**Recorded data**:

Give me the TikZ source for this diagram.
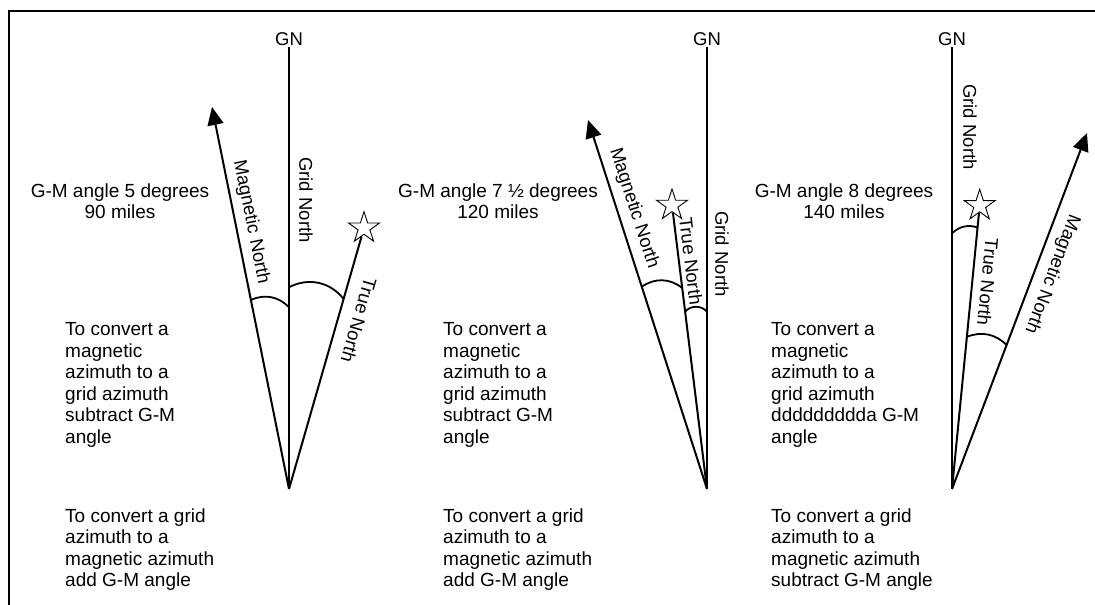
\documentclass[tikz,border=0pt]{standalone}
\usepackage{fontspec}
\setmainfont{Liberation Sans}
\usepackage{tikz}
\usetikzlibrary{arrows.meta,calc,shapes.geometric}
\definecolor{ink}{HTML}{000000}
\tikzset{
  frame/.style ={draw=ink, line width=2.4pt},
  ray/.style   ={draw=ink, line width=2pt},
  magray/.style={-{Triangle[length=18pt,width=16pt]}, draw=ink,
                 line width=2pt},
  sweep/.style ={draw=ink, line width=1.8pt},
  starn/.style ={star, star points=5, star point ratio=2.618, draw=ink,
                 line width=0.9pt, fill=white, minimum size=32.6pt,
                 inner sep=0pt},
  lbl/.style   ={font=\fontsize{18.5}{21}\selectfont, text=ink,
                 inner sep=0pt},
  txt/.style   ={font=\fontsize{19}{21.5}\selectfont, text=ink,
                 inner sep=0pt, align=left, anchor=west},
  info/.style  ={font=\fontsize{19}{21.5}\selectfont, text=ink,
                 inner sep=0pt, align=center}
}
\begin{document}
\begin{tikzpicture}[x=1pt,y=1pt]
\useasboundingbox (0,0) rectangle (1095,605);
\draw[frame] (9,0) -- (9,594) -- (1095,594);

\coordinate (v1) at (289,116);
\coordinate (m1) at (212,498);
\node[lbl, anchor=south, inner sep=1.5pt] (gn1) at (289,557.5) {GN};
\node[starn] (s1) at (364,377) {};
\draw[ray] (v1) -- (gn1);
\draw[magray] (v1) -- (m1);
\draw[ray] (v1) -- (s1);
\draw[sweep] ($(v1)!0.495!(m1)$) to[bend left=35] ($(v1)+(0,181.7)$);
\draw[sweep] ($(v1)+(0,201.7)$) to[bend left=40] ($(v1)!0.728!(s1)$);
\node[lbl, rotate=-78.6] (mn1) at (251,383) {Magnetic North};
\node[lbl, rotate=-90] (gr1) at (306,405) {Grid North};
\node[lbl, rotate=-106] (tn1) at (359,285) {True North};
\node[info] (ga1) at (120,404) {G-M angle 5 degrees\\90 miles};
\node[txt] (mg1) at (65,220) {To convert a\\magnetic\\azimuth to a\\grid azimuth\\subtract G-M\\angle};
\node[txt] (gm1) at (65,55.5) {To convert a grid\\azimuth to a\\magnetic azimuth\\add G-M angle};

\coordinate (v2) at (707,116);
\coordinate (m2) at (588,485);
\node[lbl, anchor=south, inner sep=1.5pt] (gn2) at (707,557.5) {GN};
\node[starn] (s2) at (672,399.7) {};
\draw[ray] (v2) -- (gn2);
\draw[magray] (v2) -- (m2);
\draw[ray] (v2) -- (s2);
\draw[sweep] ($(v2)!0.548!(m2)$) to[bend left=37] ($(v2)!0.7085!(s2)$);
\draw[sweep] ($(v2)!0.625!(s2)$) to[bend left=50] ($(v2)+(0,177.3)$);
\node[lbl, rotate=-72.1] (mn2) at (634,396.5) {Magnetic North};
\node[lbl, rotate=-83] (tn2) at (691,344) {True North};
\node[lbl, rotate=-90] (gr2) at (722,351) {Grid North};
\node[info] (ga2) at (498,404) {G-M angle 7 ½ degrees\\120 miles};
\node[txt] (mg2) at (443,220) {To convert a\\magnetic\\azimuth to a\\grid azimuth\\subtract G-M\\angle};
\node[txt] (gm2) at (443,55.5) {To convert a grid\\azimuth to a\\magnetic azimuth\\add G-M angle};

\coordinate (v3) at (952,116);
\coordinate (m3) at (1087,472);
\node[lbl, anchor=south, inner sep=1.5pt] (gn3) at (952,557.5) {GN};
\node[starn] (s3) at (979.7,399.4) {};
\draw[ray] (v3) -- (gn3);
\draw[magray] (v3) -- (m3);
\draw[ray] (v3) -- (s3);
\draw[sweep] ($(v3)+(0,255.7)$) to[bend left=30] ($(v3)!0.923!(s3)$);
\draw[sweep] ($(v3)!0.537!(s3)$) to[bend left=33] ($(v3)!0.4045!(m3)$);
\node[lbl, rotate=-90] (gr3) at (970,478) {Grid North};
\node[lbl, rotate=-95.6] (tn3) at (988,323) {True North};
\node[lbl, rotate=-110.8] (mn3) at (1052,331) {Magnetic North};
\node[info] (ga3) at (844,404) {G-M angle 8 degrees\\140 miles};
\node[txt] (mg3) at (771,220) {To convert a\\magnetic\\azimuth to a\\grid azimuth\\ddddddddda G-M\\angle};
\node[txt] (gm3) at (771,55.5) {To convert a grid\\azimuth to a\\magnetic azimuth\\subtract G-M angle};
\end{tikzpicture}
\end{document}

**The problem**: Copy out each line exactly, without the pictures.

**Result below**:
Give me the TikZ source for this diagram.
\documentclass[tikz,border=0pt]{standalone}
\usepackage{fontspec}
\setmainfont{Liberation Sans}
\usepackage{tikz}
\usetikzlibrary{arrows.meta,calc,shapes.geometric}
\definecolor{ink}{HTML}{000000}
\tikzset{
  frame/.style ={draw=ink, line width=2.4pt},
  ray/.style   ={draw=ink, line width=2pt},
  magray/.style={-{Triangle[length=18pt,width=16pt]}, draw=ink,
                 line width=2pt},
  sweep/.style ={draw=ink, line width=1.8pt},
  starn/.style ={star, star points=5, star point ratio=2.618, draw=ink,
                 line width=0.9pt, fill=white, minimum size=32.6pt,
                 inner sep=0pt},
  lbl/.style   ={font=\fontsize{18.5}{21}\selectfont, text=ink,
                 inner sep=0pt},
  txt/.style   ={font=\fontsize{19}{21.5}\selectfont, text=ink,
                 inner sep=0pt, align=left, anchor=west},
  info/.style  ={font=\fontsize{19}{21.5}\selectfont, text=ink,
                 inner sep=0pt, align=center}
}
\begin{document}
\begin{tikzpicture}[x=1pt,y=1pt]
\useasboundingbox (0,0) rectangle (1095,605);
\draw[frame] (9,0) -- (9,594) -- (1095,594);

\coordinate (v1) at (289,116);
\coordinate (m1) at (212,498);
\node[lbl, anchor=south, inner sep=1.5pt] (gn1) at (289,557.5) {GN};
\node[starn] (s1) at (364,377) {};
\draw[ray] (v1) -- (gn1);
\draw[magray] (v1) -- (m1);
\draw[ray] (v1) -- (s1);
\draw[sweep] ($(v1)!0.495!(m1)$) to[bend left=35] ($(v1)+(0,181.7)$);
\draw[sweep] ($(v1)+(0,201.7)$) to[bend left=40] ($(v1)!0.728!(s1)$);
\node[lbl, rotate=-78.6] (mn1) at (251,383) {Magnetic North};
\node[lbl, rotate=-90] (gr1) at (306,405) {Grid North};
\node[lbl, rotate=-106] (tn1) at (359,285) {True North};
\node[info] (ga1) at (120,404) {G-M angle 5 degrees\\90 miles};
\node[txt] (mg1) at (65,220) {To convert a\\magnetic\\azimuth to a\\grid azimuth\\subtract G-M\\angle};
\node[txt] (gm1) at (65,55.5) {To convert a grid\\azimuth to a\\magnetic azimuth\\add G-M angle};

\coordinate (v2) at (707,116);
\coordinate (m2) at (588,485);
\node[lbl, anchor=south, inner sep=1.5pt] (gn2) at (707,557.5) {GN};
\node[starn] (s2) at (672,399.7) {};
\draw[ray] (v2) -- (gn2);
\draw[magray] (v2) -- (m2);
\draw[ray] (v2) -- (s2);
\draw[sweep] ($(v2)!0.548!(m2)$) to[bend left=37] ($(v2)!0.7085!(s2)$);
\draw[sweep] ($(v2)!0.625!(s2)$) to[bend left=50] ($(v2)+(0,177.3)$);
\node[lbl, rotate=-72.1] (mn2) at (634,396.5) {Magnetic North};
\node[lbl, rotate=-83] (tn2) at (691,344) {True North};
\node[lbl, rotate=-90] (gr2) at (722,351) {Grid North};
\node[info] (ga2) at (498,404) {G-M angle 7 ½ degrees\\120 miles};
\node[txt] (mg2) at (443,220) {To convert a\\magnetic\\azimuth to a\\grid azimuth\\subtract G-M\\angle};
\node[txt] (gm2) at (443,55.5) {To convert a grid\\azimuth to a\\magnetic azimuth\\add G-M angle};

\coordinate (v3) at (952,116);
\coordinate (m3) at (1087,472);
\node[lbl, anchor=south, inner sep=1.5pt] (gn3) at (952,557.5) {GN};
\node[starn] (s3) at (979.7,399.4) {};
\draw[ray] (v3) -- (gn3);
\draw[magray] (v3) -- (m3);
\draw[ray] (v3) -- (s3);
\draw[sweep] ($(v3)+(0,255.7)$) to[bend left=30] ($(v3)!0.923!(s3)$);
\draw[sweep] ($(v3)!0.537!(s3)$) to[bend left=33] ($(v3)!0.4045!(m3)$);
\node[lbl, rotate=-90] (gr3) at (970,478) {Grid North};
\node[lbl, rotate=-95.6] (tn3) at (988,323) {True North};
\node[lbl, rotate=-110.8] (mn3) at (1052,331) {Magnetic North};
\node[info] (ga3) at (844,404) {G-M angle 8 degrees\\140 miles};
\node[txt] (mg3) at (771,220) {To convert a\\magnetic\\azimuth to a\\grid azimuth\\ddddddddda G-M\\angle};
\node[txt] (gm3) at (771,55.5) {To convert a grid\\azimuth to a\\magnetic azimuth\\subtract G-M angle};
\end{tikzpicture}
\end{document}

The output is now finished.